Here is a taste of the conclusions their research led them to:
“A common approach to decarbonizing buildings is a focus on ‘fabric-first’ retrofits, which tend to be disruptive, carbon-intensive, expensive and will take decades to convert the stock. Feedback is also exposing disappointing savings, and risks to both building fabric and occupant health. This approach often seeks to update buildings to ‘modern’ standards, using models that have proved problematic, and frequently ignoring in-use performance.
“Conversely, a ‘people-first’ approach can empower occupants to identify what might improve things, trial simple interventions, and make rapid, low-risk alterations to improve their health and thermal comfort. This can draw on and adapt proven, low-cost historical methods. This alternative ‘soft’ approach uses facilitators to help occupants ‘learn to sail’ (i.e. effectively operate) buildings more effectively and sustainably. The insights will also enable any capital measures to be more precisely targeted.”

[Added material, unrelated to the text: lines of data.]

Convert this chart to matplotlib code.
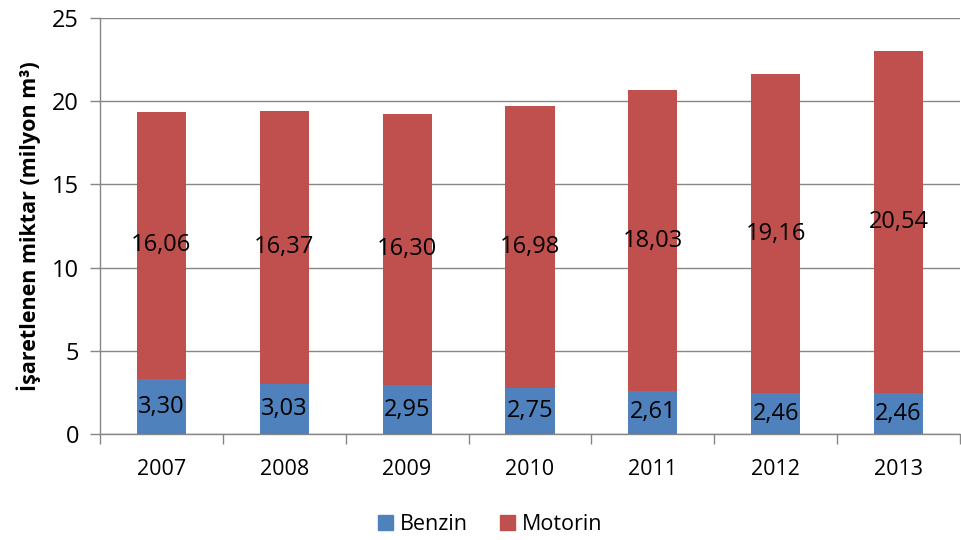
import matplotlib
matplotlib.use("Agg")
import matplotlib.pyplot as plt
import numpy as np
from matplotlib.patches import Patch

plt.rcParams['font.family'] = ['Open Sans', 'DejaVu Sans']

years = ["2007", "2008", "2009", "2010", "2011", "2012", "2013"]
benzin = [3.30, 3.03, 2.95, 2.75, 2.61, 2.46, 2.46]
motorin = [16.06, 16.37, 16.30, 16.98, 18.03, 19.16, 20.54]

blue = "#4F81BD"
red = "#C0504D"
grid_c = "#868686"

fig = plt.figure(figsize=(9.61, 5.40), dpi=100)
ax = fig.add_axes([0.104, 0.196, 0.895, 0.771])

x = np.arange(len(years))
w = 0.4
ax.bar(x, benzin, width=w, color=blue, zorder=3)
ax.bar(x, motorin, width=w, bottom=benzin, color=red, zorder=3)

def fmt(v):
    return f"{v:.2f}".replace(".", ",")

for xi, b, m in zip(x, benzin, motorin):
    ax.text(xi, b / 2, fmt(b), ha="center", va="center", fontsize=17, zorder=4)
    ax.text(xi, b + m / 2, fmt(m), ha="center", va="center", fontsize=17, zorder=4)

ax.set_xlim(-0.5, len(years) - 0.5)
ax.set_ylim(0, 25)
ax.set_yticks([0, 5, 10, 15, 20, 25])
ax.set_xticks(x)
ax.set_xticklabels(years, fontsize=15.5)
ax.set_xticks(np.arange(-0.5, len(years) + 0.5, 1), minor=True)
ax.tick_params(axis="x", which="major", length=0, pad=18)
ax.tick_params(axis="x", which="minor", length=7, color=grid_c, width=1)
ax.tick_params(axis="y", length=7, color=grid_c, width=1, labelsize=17, pad=8)

ax.yaxis.grid(True, color=grid_c, linewidth=1, zorder=0)
for s in ["top", "right"]:
    ax.spines[s].set_visible(False)
for s in ["left", "bottom"]:
    ax.spines[s].set_color(grid_c)
    ax.spines[s].set_linewidth(1)

ax.set_ylabel("İşaretlenen miktar (milyon m³)", fontsize=15.5, fontweight="bold", labelpad=8)

handles = [Patch(color=blue, label="Benzin"), Patch(color=red, label="Motorin")]
fig.legend(handles=handles, loc="center", bbox_to_anchor=(0.51, 0.028), ncol=2,
           frameon=False, fontsize=15.5, handlelength=0.7, handleheight=0.7,
           handletextpad=0.3, columnspacing=1.5)

fig.savefig("out.png", dpi=100)
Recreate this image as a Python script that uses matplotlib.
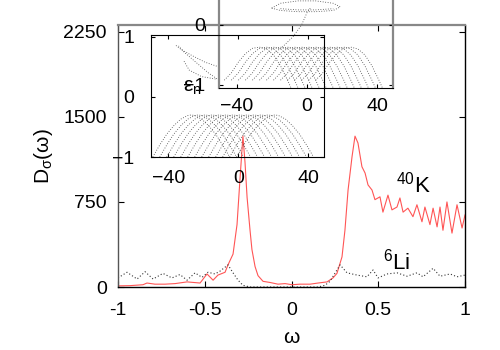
import matplotlib
matplotlib.use('Agg')
import matplotlib.pyplot as plt
import numpy as np

plt.rcParams['font.family'] = ['Liberation Sans', 'DejaVu Sans']
plt.rcParams['mathtext.fontset'] = 'custom'
plt.rcParams['mathtext.rm'] = 'Liberation Sans'
plt.rcParams['mathtext.it'] = 'Liberation Sans'

# main panel: density of states
k_w = [-1.0, -0.93, -0.856, -0.833, -0.787, -0.729, -0.671, -0.602, -0.527, -0.487,
       -0.452, -0.424, -0.383, -0.366, -0.337, -0.314, -0.297, -0.28, -0.268, -0.256,
       -0.239, -0.228, -0.21, -0.193, -0.164, -0.124, -0.078, -0.037, 0.003, 0.049,
       0.107, 0.153, 0.205, 0.239, 0.262, 0.291, 0.308, 0.326, 0.349, 0.366,
       0.383, 0.406, 0.424, 0.441, 0.464, 0.481, 0.51, 0.527, 0.556, 0.579,
       0.608, 0.625, 0.643, 0.671, 0.70, 0.723, 0.752, 0.769, 0.798, 0.816,
       0.839, 0.856, 0.873, 0.896, 0.925, 0.954, 0.983, 1.0]
k_dos = [10, 12, 20, 35, 25, 25, 30, 45, 35, 115,
         60, 105, 130, 195, 290, 550, 950, 1330, 1100, 790,
         500, 330, 180, 100, 50, 40, 25, 30, 20, 25,
         25, 35, 45, 80, 120, 265, 500, 855, 1150, 1330,
         1270, 1060, 1005, 900, 855, 770, 795, 660, 810, 680,
         705, 785, 660, 695, 620, 725, 575, 705, 550, 695,
         530, 705, 500, 750, 475, 725, 520, 635]

li_w = [-1.0, -0.948, -0.89, -0.844, -0.798, -0.741, -0.689, -0.643, -0.602, -0.556,
        -0.516, -0.481, -0.441, -0.412, -0.366, -0.337, -0.308, -0.28, -0.239, 0.153,
        0.193, 0.222, 0.262, 0.28, 0.32, 0.378, 0.435, 0.47, 0.499, 0.55,
        0.608, 0.666, 0.723, 0.758, 0.816, 0.856, 0.914, 0.954, 1.0]
li_dos = [80, 130, 70, 135, 70, 120, 80, 110, 60, 125,
          85, 130, 115, 140, 195, 125, 60, 15, 0, 0,
          15, 50, 150, 195, 125, 105, 90, 150, 80, 115,
          125, 95, 125, 90, 165, 95, 115, 90, 105]

# insets: one dome-shaped band profile, repeated at several shifts
lo_prof_x = [-22, -18, -14, -10, -6, -2, 0, 2, 6, 10, 14, 18, 22]
lo_prof_y = [-1.0, -0.8, -0.62, -0.48, -0.37, -0.31, -0.3, -0.31, -0.37, -0.48, -0.62, -0.8, -1.0]
lo_shifts = [-27, -23, -19, -15, -11, -7, -3, 1, 5, 9, 13, 17, 21]

up_prof_x = [-20, -16, -12, -8, -4, 0, 4, 8, 12, 16, 18]
up_prof_y = [-0.92, -0.8, -0.62, -0.48, -0.39, -0.37, -0.4, -0.5, -0.68, -0.92, -1.05]
up_shifts = [-27, -23, -19, -15, -11, -7, -3, 1, 5, 9, 13, 17, 21, 25]
up_left_x = [[-50, -56, -64, -70, -73], [-50, -58, -66, -72, -75], [-52, -60, -67, -70]]
up_left_y = [[-0.92, -0.8, -0.6, -0.45, -0.35], [-0.7, -0.62, -0.5, -0.4, -0.33], [-0.9, -0.86, -0.75, -0.6]]
up_rise_x = [-14, -8, -3, 0, 2]
up_rise_y = [-0.37, -0.2, 0.0, 0.2, 0.28]
up_loop_x = [-20, -15, -5, 5, 15, 19, 15, 5, -5, -15, -20]
up_loop_y = [0.28, 0.24, 0.22, 0.22, 0.24, 0.3, 0.36, 0.4, 0.4, 0.36, 0.28]

fig = plt.figure(figsize=(5, 3.5), dpi=100)
ax = fig.add_axes([0.236, 0.18, 0.694, 0.7486])
ax.plot(k_w, k_dos, color='#ff5555', lw=0.8)
ax.plot(li_w, li_dos, color='#333333', lw=0.8, ls=(0, (1, 2)))
ax.set_xlim(-1, 1)
ax.set_ylim(0, 2310)
ax.set_xticks([-1, -0.5, 0, 0.5, 1])
ax.set_xticklabels(['-1', '-0.5', '0', '0.5', '1'])
ax.set_yticks([0, 750, 1500, 2250])
ax.tick_params(direction='in', top=True, right=True, labelsize=14, length=4)
ax.tick_params(axis='x', pad=11)
ax.tick_params(axis='y', pad=8)
for s in ax.spines.values():
    s.set_linewidth(1.0)
ax.spines['top'].set_color('#888888')
ax.spines['top'].set_linewidth(1.6)
ax.spines['left'].set_color('#555555')
ax.set_xlabel('ω', fontsize=15, labelpad=6)
ax.set_ylabel('D$_\\sigma$(ω)', fontsize=15, labelpad=6)
ax.text(0.6, 900, '$^{40}$K', fontsize=16, va='center')
ax.text(0.53, 220, '$^{6}$Li', fontsize=16, va='center')

dots = dict(color='#444444', lw=0.6, ls=(0, (1, 2)))

# upper inset (partly off the figure)
ax2 = fig.add_axes([0.438, 0.7486, 0.348, 0.357])
ax2.patch.set_alpha(0)
for s in up_shifts:
    ax2.plot(np.array(up_prof_x) + s, up_prof_y, clip_on=False, **dots)
for xs, ys in zip(up_left_x, up_left_y):
    ax2.plot(xs, ys, clip_on=False, **dots)
ax2.plot(up_rise_x, up_rise_y, clip_on=False, **dots)
ax2.plot(up_loop_x, up_loop_y, clip_on=False, **dots)
ax2.plot(np.array(up_loop_x[1:5]), np.array(up_loop_y[1:5]) + 0.03, clip_on=False, **dots)
ax2.set_xlim(-50, 49)
ax2.set_ylim(-1.05, 1.03)
ax2.set_xticks([-40, 0, 40])
ax2.set_yticks([-1, 0, 1])
ax2.tick_params(direction='in', top=True, right=True, labelsize=14, length=3)
ax2.tick_params(axis='x', pad=7)
ax2.tick_params(axis='y', pad=10)
for side in ['left', 'right', 'top']:
    ax2.spines[side].set_color('#888888')
    ax2.spines[side].set_linewidth(1.6)

# lower inset
ax1 = fig.add_axes([0.302, 0.5514, 0.346, 0.3486])
ax1.patch.set_alpha(0)
for s in lo_shifts:
    ax1.plot(np.array(lo_prof_x) + s, lo_prof_y, **dots)
ax1.set_xlim(-50, 49)
ax1.set_ylim(-1, 1.03)
ax1.set_xticks([-40, 0, 40])
ax1.set_yticks([-1, 0, 1])
ax1.tick_params(direction='in', top=True, right=True, labelsize=14, length=3)
ax1.tick_params(axis='x', pad=9)
ax1.tick_params(axis='y', pad=12)
fig.text(183 / 500, 1 - 88 / 350, 'ε$_n$', fontsize=15, va='center')

fig.savefig('out.png', dpi=100)
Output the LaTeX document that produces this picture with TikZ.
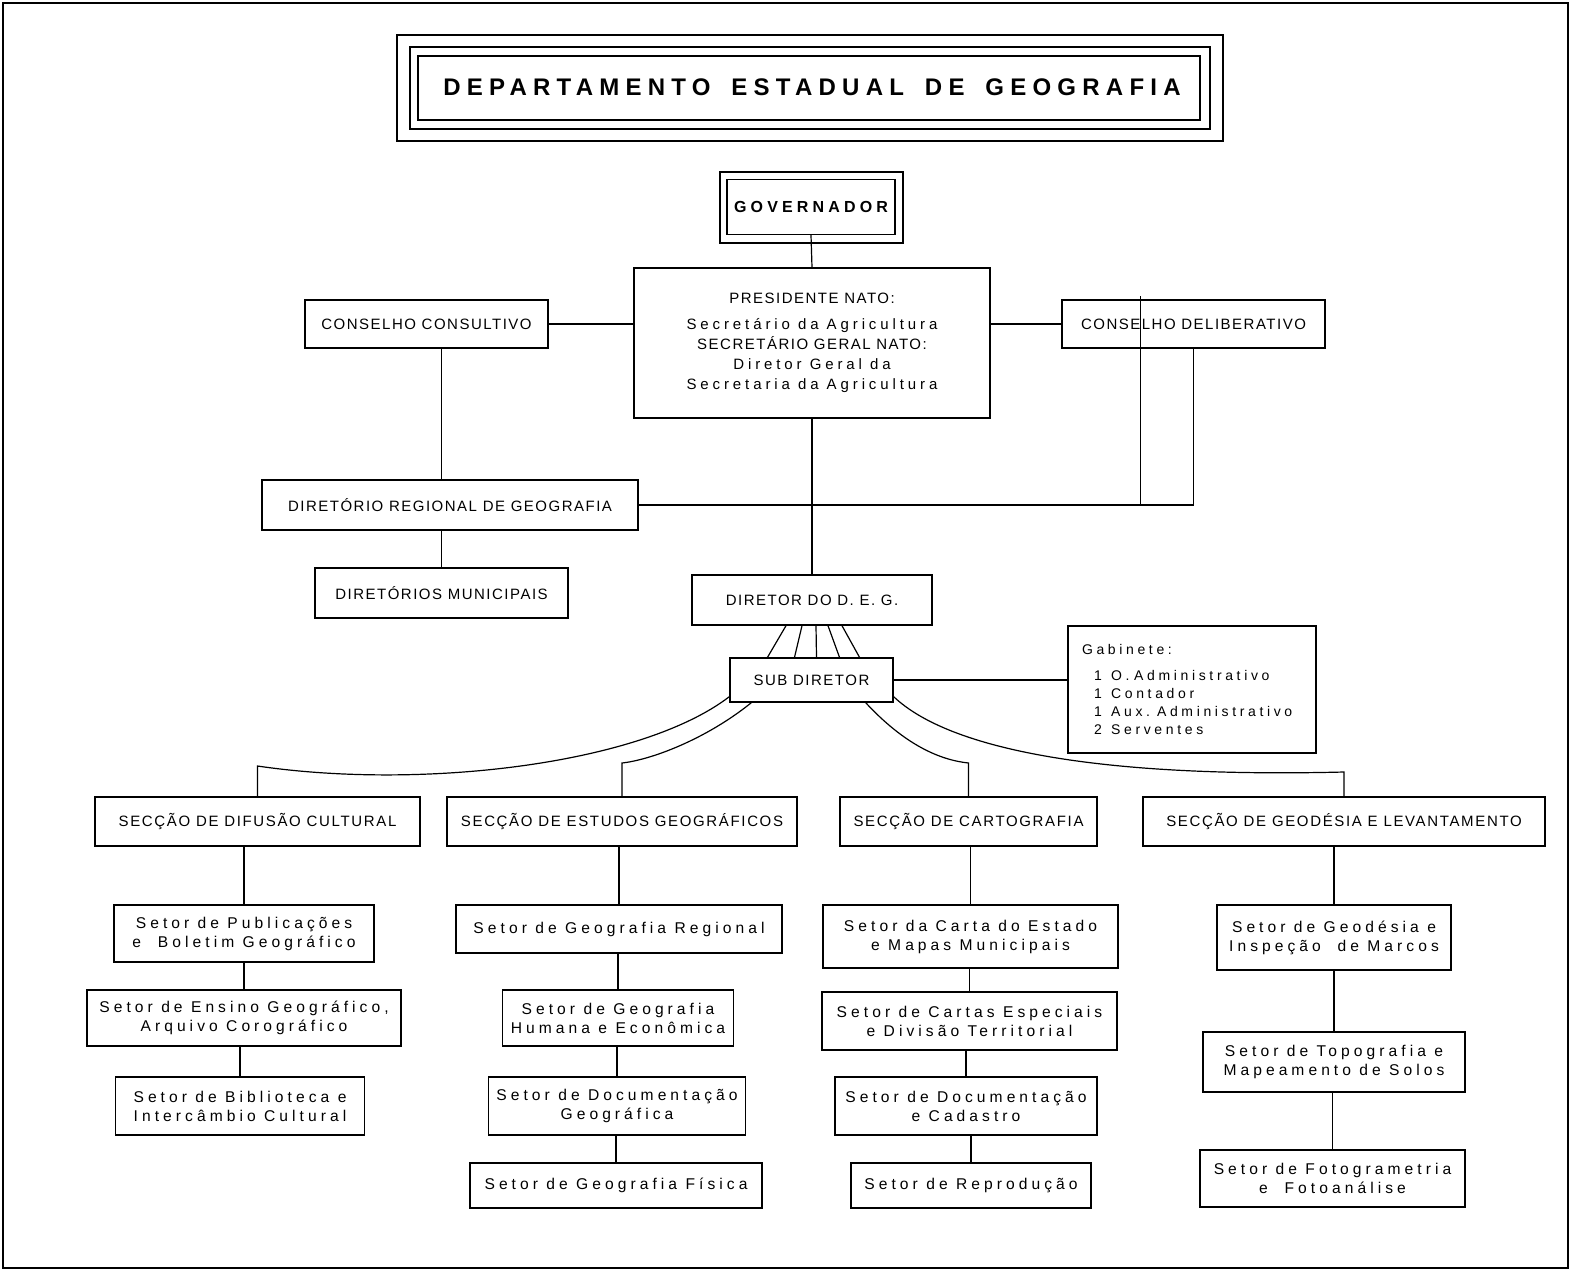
\documentclass[tikz,border=0pt]{standalone}
\usepackage{fontspec}
\usepackage{tikz}
\usetikzlibrary{calc}
\newfontfamily\letreiro[LetterSpace=10]{Liberation Sans}
\newfontfamily\letreiros[LetterSpace=11]{Liberation Sans}
\newfontfamily\letreirob[LetterSpace=26]{Liberation Sans}
\newfontfamily\letreirot[LetterSpace=26]{Liberation Sans}
\tikzset{
  caixa/.style={draw, line width=0.7pt, inner sep=0pt, align=center,
    font=\letreiro\fontsize{7.5}{10}\selectfont},
  secao/.style={caixa, minimum height=24.5pt, font=\letreiros\fontsize{7.5}{10}\selectfont},
  setor/.style={caixa, font=\letreirob\fontsize{7.8}{9.5}\selectfont},
  fio/.style={line width=0.6pt},
}
\begin{document}
\begin{tikzpicture}[x=0.5pt,y=-0.5pt]
\useasboundingbox (0,0) rectangle (1574,1275);
\draw[line width=1pt] (3,3) rectangle (1568,1268);
% titulo
\draw[line width=0.6pt] (397,35) rectangle (1223,141);
\draw[line width=0.6pt] (410,47) rectangle (1210,129);
\draw[line width=1pt] (418,56) rectangle (1200,120);
\node[font=\letreirot\bfseries\fontsize{12}{14}\selectfont] (tit) at (812,87)
  {DEPARTAMENTO\hspace{4pt} ESTADUAL\hspace{4pt} DE\hspace{4pt} GEOGRAFIA};

% topo
\node[caixa, minimum width=84pt, minimum height=27.5pt,
  font=\letreirob\bfseries\fontsize{8}{10}\selectfont] (gov) at (811,207) {GOVERNADOR};
\draw[fio] (720,172) rectangle (903,243);
\node[caixa, minimum width=178pt, minimum height=75pt] (pres) at (812,343)
  {PRESIDENTE NATO:\\[3pt] {\letreirob Secretário da Agricultura}\\
   SECRETÁRIO GERAL NATO:\\ {\letreirob Diretor Geral da}\\
   {\letreirob Secretaria da Agricultura}};
\node[caixa, minimum width=121.5pt, minimum height=24pt] (cons) at (426.5,324) {CONSELHO CONSULTIVO};
\node[caixa, minimum width=131.5pt, minimum height=24pt] (delib) at (1193.5,324) {CONSELHO DELIBERATIVO};
\node[caixa, minimum width=188pt, minimum height=25pt] (reg) at (450,505) {DIRETÓRIO REGIONAL DE GEOGRAFIA};
\node[caixa, minimum width=126.5pt, minimum height=25pt] (mun) at (441.5,593) {DIRETÓRIOS MUNICIPAIS};
\node[caixa, minimum width=120pt, minimum height=25pt] (dir) at (812,600) {DIRETOR DO D. E. G.};
\node[caixa, minimum width=81.5pt, minimum height=22pt] (sub) at (811.5,680) {SUB DIRETOR};
\node[caixa, text width=110pt, minimum height=63.5pt, inner xsep=7pt, align=left,
  font=\letreirob\fontsize{7}{9}\selectfont] (gab) at (1192,689.5)
  {Gabinete:\\[4pt]
   \hspace*{6pt}1\ \ O. Administrativo\\
   \hspace*{6pt}1\ \ Contador\\
   \hspace*{6pt}1\ \ Aux. Administrativo\\
   \hspace*{6pt}2\ \ Serventes};

% seccoes
\node[secao, minimum width=162.5pt] (dif) at (257.5,821.5) {SECÇÃO DE DIFUSÃO CULTURAL};
\node[secao, minimum width=175pt] (est) at (622,821.5) {SECÇÃO DE ESTUDOS GEOGRÁFICOS};
\node[secao, minimum width=128.5pt] (car) at (968.5,821.5) {SECÇÃO DE CARTOGRAFIA};
\node[secao, minimum width=201pt] (geo) at (1344,821.5) {SECÇÃO DE GEODÉSIA E LEVANTAMENTO};

% setores
\node[setor, minimum width=130pt, minimum height=28.5pt] (pub) at (244,933.5) {Setor de Publicações\\e\ \ Boletim Geográfico};
\node[setor, minimum width=157pt, minimum height=28pt] (ens) at (244,1018) {Setor de Ensino Geográfico,\\Arquivo Corográfico};
\node[setor, minimum width=124.5pt, minimum height=29pt] (bib) at (240,1106) {Setor de Biblioteca e\\Intercâmbio Cultural};
\node[setor, minimum width=163pt, minimum height=24pt] (rgn) at (619,929) {Setor de Geografia Regional};
\node[setor, minimum width=115.5pt, minimum height=28pt] (hum) at (618,1018) {Setor de Geografia\\Humana e Econômica};
\node[setor, minimum width=128.5pt, minimum height=29pt] (docg) at (617,1106) {Setor de Documentação\\Geográfica};
\node[setor, minimum width=146pt, minimum height=22.5pt, line width=0.9pt] (fis) at (616,1185.5) {Setor de Geografia Física};
\node[setor, minimum width=147.5pt, minimum height=31.5pt] (carta) at (970.5,936.5) {Setor da Carta do Estado\\e Mapas Municipais};
\node[setor, minimum width=147.5pt, minimum height=29pt] (esp) at (969.5,1021) {Setor de Cartas Especiais\\e Divisão Territorial};
\node[setor, minimum width=131pt, minimum height=29pt] (docc) at (966,1106) {Setor de Documentação\\e Cadastro};
\node[setor, minimum width=120pt, minimum height=22.5pt, line width=0.9pt] (rep) at (971,1185.5) {Setor de Reprodução};
\node[setor, minimum width=117pt, minimum height=32.5pt] (geod) at (1334,937.5) {Setor de Geodésia e\\Inspeção\ \ de Marcos};
\node[setor, minimum width=131pt, minimum height=30pt] (topo) at (1334,1062) {Setor de Topografia e\\Mapeamento de Solos};
\node[setor, minimum width=132.5pt, minimum height=28.5pt, line width=0.9pt] (foto) at (1332.5,1178.5) {Setor de Fotogrametria\\e\ \ Fotoanálise};

% ligacoes
\draw[fio] (gov.south) -- (pres.north);
\draw[fio] (cons.east) -- (cons.east -| pres.west);
\draw[fio] (pres.east |- delib.west) -- (delib.west);
\draw[fio] (pres.south) -- (dir.north);
\draw[fio] (cons.south -| mun.north) -- (reg.north -| mun.north);
\draw[fio] (reg.south -| mun.north) -- (mun.north);
\draw[fio] (reg.east) -- (reg.east -| delib.south) -- (delib.south);
\draw[line width=0.3pt] (1140,296) -- (1140,505);
\foreach \a/\b in {-26/-44,-10/-17,4/5,16/28,30/48}
  \draw[fio] ($(dir.south)+(\a,0)$) -- ($(sub.north)+(\b,0)$);
\draw[fio] (sub.east) -- (sub.east -| gab.west);

\coordinate (k1) at (257.5,766);
\coordinate (k2) at (622,763);
\coordinate (k3) at (968.5,763);
\coordinate (k4) at (1344,772);
\draw[fio] (dif.north) -- (k1) .. controls (420,790) and (640,765) .. ($(sub.south west)+(0,-6)$);
\draw[fio] (est.north) -- (k2) .. controls (650,760) and (705,740) .. ($(sub.south west)+(22,0)$);
\draw[fio] (car.north) -- (k3) .. controls (940,760) and (905,745) .. ($(sub.south east)+(-28,0)$);
\draw[fio] (geo.north) -- (k4) .. controls (1100,778) and (950,750) .. ($(sub.south east)+(0,-6)$);

\foreach \a/\b in {dif/pub,pub/ens,ens/bib,est/rgn,rgn/hum,hum/docg,docg/fis,
  car/carta,carta/esp,esp/docc,docc/rep,geo/geod,geod/topo,topo/foto}
  \draw[fio] (\a.south -| \b.north) -- (\b.north);
\end{tikzpicture}
\end{document}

Being a sailor myself, I rather like the analogy of “sailing” our buildings. For those who spend time on the water, it is easy to draw an analogy between a sailboat and a powerboat. In a sailboat, the wind changes constantly, which requires us to adjust our sails and our course. On a powerboat, we just open the throttle and bludgeon the sea into submission. That, the study suggests, is pretty much how we design our homes and commercial buildings.
If we are in shorts and shirt sleeves in the winter and feel cold, our first reaction is to turn the thermostat up. Perhaps, Alter says, we should put on more clothes to interrupt the flow of energy between our bodies and cold surfaces. In hot conditions, we may need to adjust our attire to suit the circumstances rather than relying on the A/C if we are wearing a heavy suit with a vest and tie.
There are two ways to make our way through life. We can take the position that humans were given dominion over the Earth and are free to turn it into a shithole planet if they wish to. The other is to treat our earthly home with respect and adapt our behavior to conform to the natural environment. In other words, to sail through life rather than steamroll our way forward. One way is sustainable; the other is not.